これによりtblsのポータビリティがさらに上がりました。
これ、上記紹介だとたった3行ですけど、go-graphvizが実現していること相当すごいですよね...
READMEの"How it works"にgo-graphvizのアーキテクチャが簡単に紹介されていますので興味ある人は是非。
YAMLパッケージ goccy/go-yaml の採用
go-graphviz に続き goccy ware です。
なぜ goccy/go-yaml なのか
tblsは設定ファイル .tbls.yml
のフォーマットにYAMLを採用しています。
そして実際にtblsでプロダクションレベルのデータベースのドキュメントを運用すると、その .tbls.yml
がどんどん肥大化していきます。
これについては課題と考えており、その解決方法としてYAMLのアンカーやエイリアスの機能だけでなくYAMLファイル分割のサポートが必要になりそうだと考えていました。

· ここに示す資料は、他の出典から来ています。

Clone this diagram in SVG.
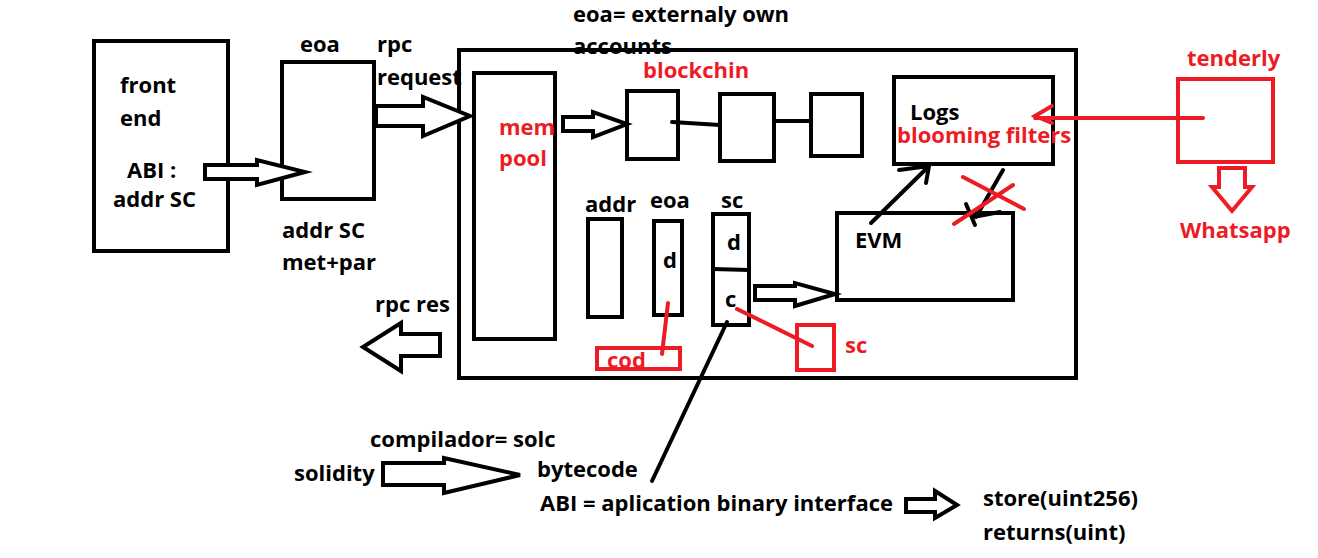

そして、この課題を解決してくれそうなポテンシャルを持っているYAMLパッケージとして goccy/go-yaml を採用しました。
詳しくは以下のQiitaのエントリが(作者本人の紹介ということもあり)詳しいです。
v1.29.0時点ではまだgo-yaml/yamlからgoccy/go-yamlに差し替えただけですが、これからの機能開発時に真価を発揮すると思っています。
というわけで、駆け足でtblsの最近のアップデートの紹介でした(紹介していない機能追加もあります)。
tblsの利用分布はGitHub Starを見ると日本だけに集中しているわけでもなく世界中でまんべんなく使われている(?)ようです。これは嬉しい事実です。
データベースドキュメント*4がCIで最新であり続ける状態が普通になると良いなと思っています。
まだ実装したい機能はあるので、引き続きじっくり開発を進めたいと思います。